Every Book has its Story

- by Bruce E. McKinney

Miss Bensley: the woman with glasses, 1937


Recently on AE we have been adding the 40 year run of "The Month at Goodspeed's" to the AED and I ran across their description of the set I sold them. It's in the June, 1968 issue. For the buyer of the Bensley-McKinney-Goodspeed copy, whoever that may be, this is additional information about this set's provenance and evidence that every book has a history.

The auction I attended preceded Miss Bensley's death by three years, notice of her passing given in the New Paltz Independent in mid-February 1962.

Feb 14, 1962
Miss Esther Bensley
"Word has been received of the death of Miss Esther Bensley late this afternoon after a long illness. Funeral services will be held on Saturday at 11:00 a.m. at the Pine Funeral Home Inc. Friends may call at the Funeral Home Friday evening.

Miss Bensley was head of the Art Department at State University College, New Paltz, from Sept 1923 until June 1946. She was active in community affairs. She had worked at Syracuse University and Applied Arts Summer School in Chicago and design at Gloucester, Mass. She also attended the University of Vermont and had done graduate work at Teachers College, Columbia."
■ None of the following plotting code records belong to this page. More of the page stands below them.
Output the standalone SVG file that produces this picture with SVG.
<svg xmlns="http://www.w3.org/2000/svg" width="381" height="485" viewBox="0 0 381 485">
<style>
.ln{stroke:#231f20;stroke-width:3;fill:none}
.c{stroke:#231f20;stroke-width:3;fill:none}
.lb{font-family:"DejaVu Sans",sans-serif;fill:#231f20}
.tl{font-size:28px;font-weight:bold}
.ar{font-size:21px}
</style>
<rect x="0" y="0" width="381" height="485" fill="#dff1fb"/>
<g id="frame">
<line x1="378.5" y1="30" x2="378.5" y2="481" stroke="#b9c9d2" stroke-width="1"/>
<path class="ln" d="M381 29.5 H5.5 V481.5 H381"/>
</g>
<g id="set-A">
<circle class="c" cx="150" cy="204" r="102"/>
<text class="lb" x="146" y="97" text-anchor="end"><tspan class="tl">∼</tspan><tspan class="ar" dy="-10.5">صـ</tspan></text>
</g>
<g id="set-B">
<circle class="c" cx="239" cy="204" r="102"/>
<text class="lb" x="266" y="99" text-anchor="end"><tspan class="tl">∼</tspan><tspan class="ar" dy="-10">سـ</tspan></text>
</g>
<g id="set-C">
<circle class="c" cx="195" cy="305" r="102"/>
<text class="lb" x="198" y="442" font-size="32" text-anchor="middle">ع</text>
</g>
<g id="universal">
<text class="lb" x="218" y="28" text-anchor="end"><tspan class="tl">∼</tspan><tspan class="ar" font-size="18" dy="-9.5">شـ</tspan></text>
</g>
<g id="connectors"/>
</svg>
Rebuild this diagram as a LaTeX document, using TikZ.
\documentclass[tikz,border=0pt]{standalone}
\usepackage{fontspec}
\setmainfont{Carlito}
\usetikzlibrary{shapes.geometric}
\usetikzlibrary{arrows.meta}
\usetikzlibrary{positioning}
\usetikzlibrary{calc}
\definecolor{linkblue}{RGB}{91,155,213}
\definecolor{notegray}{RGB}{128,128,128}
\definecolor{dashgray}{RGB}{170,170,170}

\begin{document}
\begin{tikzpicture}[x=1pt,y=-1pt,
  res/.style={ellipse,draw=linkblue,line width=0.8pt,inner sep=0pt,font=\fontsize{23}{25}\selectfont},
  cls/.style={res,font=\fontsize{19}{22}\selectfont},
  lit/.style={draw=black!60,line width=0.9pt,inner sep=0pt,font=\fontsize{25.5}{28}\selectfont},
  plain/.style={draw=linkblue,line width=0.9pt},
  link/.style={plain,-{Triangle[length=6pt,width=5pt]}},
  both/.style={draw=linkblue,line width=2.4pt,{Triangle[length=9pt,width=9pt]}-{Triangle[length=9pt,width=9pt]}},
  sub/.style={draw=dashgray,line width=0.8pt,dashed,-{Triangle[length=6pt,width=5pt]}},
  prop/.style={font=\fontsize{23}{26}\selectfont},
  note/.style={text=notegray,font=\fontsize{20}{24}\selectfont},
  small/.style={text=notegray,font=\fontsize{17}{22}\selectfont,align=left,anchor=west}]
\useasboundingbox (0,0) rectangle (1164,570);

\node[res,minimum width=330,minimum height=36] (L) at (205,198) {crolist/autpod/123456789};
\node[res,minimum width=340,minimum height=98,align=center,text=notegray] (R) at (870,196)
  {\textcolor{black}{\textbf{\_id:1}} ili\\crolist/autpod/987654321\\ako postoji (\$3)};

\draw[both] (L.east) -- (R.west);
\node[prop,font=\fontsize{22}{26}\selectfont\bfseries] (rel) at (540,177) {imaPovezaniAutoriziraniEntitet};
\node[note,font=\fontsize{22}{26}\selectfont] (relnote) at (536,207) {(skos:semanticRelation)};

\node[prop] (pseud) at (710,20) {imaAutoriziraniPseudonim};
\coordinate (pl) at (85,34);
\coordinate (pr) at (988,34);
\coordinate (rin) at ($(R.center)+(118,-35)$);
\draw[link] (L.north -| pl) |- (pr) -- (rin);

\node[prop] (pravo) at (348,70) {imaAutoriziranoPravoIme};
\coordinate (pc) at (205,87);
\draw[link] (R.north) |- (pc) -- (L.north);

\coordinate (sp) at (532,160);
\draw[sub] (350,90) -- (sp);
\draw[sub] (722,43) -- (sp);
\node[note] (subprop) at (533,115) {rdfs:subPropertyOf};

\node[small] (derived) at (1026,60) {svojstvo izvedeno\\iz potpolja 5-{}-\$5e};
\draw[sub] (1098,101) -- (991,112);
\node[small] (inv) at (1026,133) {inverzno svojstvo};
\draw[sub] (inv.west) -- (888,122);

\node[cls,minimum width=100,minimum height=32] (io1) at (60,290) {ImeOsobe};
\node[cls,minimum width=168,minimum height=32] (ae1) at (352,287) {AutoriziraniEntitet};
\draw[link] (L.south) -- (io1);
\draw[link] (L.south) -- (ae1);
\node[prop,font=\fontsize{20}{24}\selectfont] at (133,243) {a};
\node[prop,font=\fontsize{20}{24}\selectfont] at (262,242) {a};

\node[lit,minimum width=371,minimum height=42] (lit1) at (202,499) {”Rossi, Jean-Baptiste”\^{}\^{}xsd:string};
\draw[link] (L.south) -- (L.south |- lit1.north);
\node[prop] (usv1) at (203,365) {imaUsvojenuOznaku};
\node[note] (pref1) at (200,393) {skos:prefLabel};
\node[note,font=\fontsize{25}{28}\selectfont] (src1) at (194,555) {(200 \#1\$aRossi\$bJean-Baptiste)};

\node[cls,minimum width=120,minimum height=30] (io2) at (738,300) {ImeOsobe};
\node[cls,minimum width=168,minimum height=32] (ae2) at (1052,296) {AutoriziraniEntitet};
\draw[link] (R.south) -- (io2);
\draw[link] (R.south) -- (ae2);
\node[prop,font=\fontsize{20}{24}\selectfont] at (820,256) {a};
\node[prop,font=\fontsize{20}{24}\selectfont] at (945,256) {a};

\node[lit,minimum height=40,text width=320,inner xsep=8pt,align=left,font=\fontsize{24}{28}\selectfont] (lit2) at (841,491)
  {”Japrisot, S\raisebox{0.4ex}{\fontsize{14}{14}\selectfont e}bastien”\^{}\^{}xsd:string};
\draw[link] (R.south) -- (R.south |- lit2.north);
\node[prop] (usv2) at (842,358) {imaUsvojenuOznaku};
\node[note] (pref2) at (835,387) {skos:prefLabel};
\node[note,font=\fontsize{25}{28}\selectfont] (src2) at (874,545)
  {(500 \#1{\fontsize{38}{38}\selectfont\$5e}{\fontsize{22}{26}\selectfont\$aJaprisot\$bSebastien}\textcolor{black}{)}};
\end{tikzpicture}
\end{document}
Esther Bensley taught at the New Paltz Normal School for more than twenty years including the last decades of the school's more casual approach to education. Dr. William J. Haggerty became President in 1944 and brought a mandate to broaden and strengthen the college. Miss Bensley retired, at age 62, in 1946. Fifteen years later Lang's history of the university "In a Valley Fair" doesn't mention her; an odd omission given her many years of service and responsibility. In the 1925 Paltzonian [New Paltz Normal School] yearbook she is described as:

"Esther A. Bensley----Head of Art Department

Graduate Syracuse University Normal Art Course; Summer sessions at Chautauqua School of Arts and Crafts, Prang Summer School; Applied Arts Summer School, Chicago."
In 1937-1938 she was unwell and away from school for an extended period. Her student assistant Millie Radley [later Hague] who today is 88 and still lives in New Paltz, remembers this period and recalls grading papers during her absence. In time Miss Bensley returned in a different capacity as she was no longer mentioned as head of the art department. Dorothy Harkness, who graduated the following year, does not clearly remember her as a teacher that year. The college was a community as much as an employer and seems to have adjusted its expectations and requirements to her changing situation.